[START OF Provided material]

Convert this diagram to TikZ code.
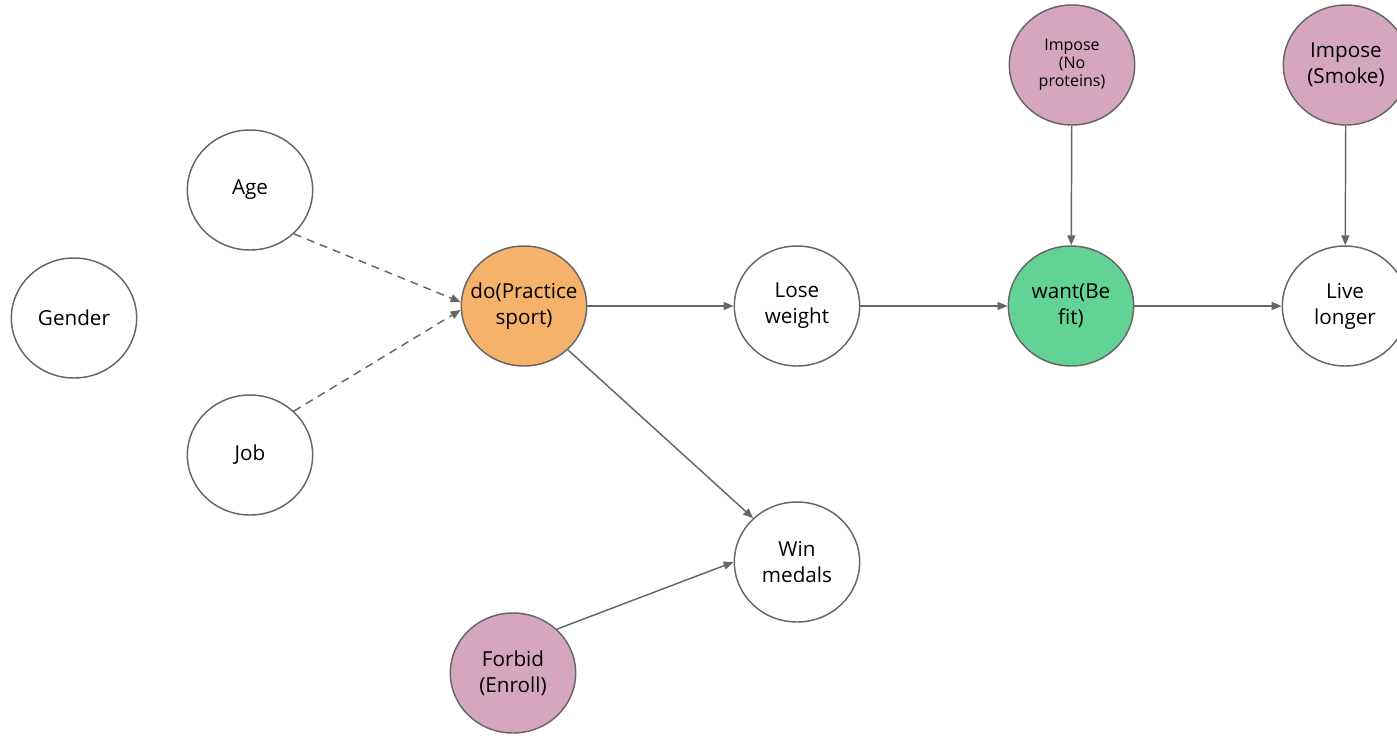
\documentclass[tikz,border=0pt]{standalone}
\usepackage{fontspec}
\setmainfont{Open Sans}[Ligatures=NoCommon]
\usepackage{tikz}
\usetikzlibrary{arrows.meta,shapes.geometric}

\definecolor{edgegray}{HTML}{666666}
\definecolor{doorange}{HTML}{F6B26B}
\definecolor{wantgreen}{HTML}{62D395}
\definecolor{imposepink}{HTML}{D5A6BD}

\begin{document}
\begin{tikzpicture}
[x=0.75pt, y=-0.75pt,
var/.style={ellipse, draw=edgegray, line width=1.1pt, fill=white,
  minimum width=94pt, minimum height=90pt, inner sep=-12pt, align=center,
  font=\fontsize{15.5}{19.5}\selectfont},
small/.style={font=\fontsize{12}{13.5}\selectfont},
link/.style={-{Triangle[length=7.5pt,width=6pt]}, draw=edgegray, line width=1.1pt},
semi/.style={link, dash pattern=on 6pt off 4.5pt}]
\useasboundingbox (0,0) rectangle (1397,736);

\node (gender) at (74,318) [var] {Gender};
\node (age) at (250,190) [var] {Age};
\node (job) at (250,455) [var] {Job};
\node (dosport) at (524,306) [var, fill=doorange] {do(Practice\\sport)};
\node (lose) at (797,306) [var] {Lose\\weight};
\node (befit) at (1071,306) [var, fill=wantgreen] {want(Be\\fit)};
\node (live) at (1345,306) [var] {Live\\longer};
\node (noprot) at (1072,65) [var, small, fill=imposepink] {Impose\\(No\\proteins)};
\node (smoke) at (1346,65) [var, fill=imposepink] {Impose\\(Smoke)};
\node (medals) at (797,562) [var] {Win\\medals};
\node (enroll) at (513,673) [var, fill=imposepink] {Forbid\\(Enroll)};

\draw (age.-45) edge [semi] ([yshift=3pt]dosport.west);
\draw (job.45) edge [semi] ([yshift=-3pt]dosport.west);
\draw (dosport) edge [link] (lose);
\draw (lose) edge [link] (befit);
\draw (befit) edge [link] (live);
\draw (noprot) edge [link] (befit);
\draw (smoke) edge [link] (live);
\draw (dosport.-45) edge [link] (medals.135);
\draw (enroll.45) edge [link] (medals.west);

\end{tikzpicture}
\end{document}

[END OF Provided material]

Return the material line for line, from its beginning to the line that contains "(0,0) rectangle (1397,736);", with the pictures left out.

- **Finished answer**
Convert this diagram to TikZ code.
\documentclass[tikz,border=0pt]{standalone}
\usepackage{fontspec}
\setmainfont{Open Sans}[Ligatures=NoCommon]
\usepackage{tikz}
\usetikzlibrary{arrows.meta,shapes.geometric}

\definecolor{edgegray}{HTML}{666666}
\definecolor{doorange}{HTML}{F6B26B}
\definecolor{wantgreen}{HTML}{62D395}
\definecolor{imposepink}{HTML}{D5A6BD}

\begin{document}
\begin{tikzpicture}
[x=0.75pt, y=-0.75pt,
var/.style={ellipse, draw=edgegray, line width=1.1pt, fill=white,
  minimum width=94pt, minimum height=90pt, inner sep=-12pt, align=center,
  font=\fontsize{15.5}{19.5}\selectfont},
small/.style={font=\fontsize{12}{13.5}\selectfont},
link/.style={-{Triangle[length=7.5pt,width=6pt]}, draw=edgegray, line width=1.1pt},
semi/.style={link, dash pattern=on 6pt off 4.5pt}]
\useasboundingbox (0,0) rectangle (1397,736);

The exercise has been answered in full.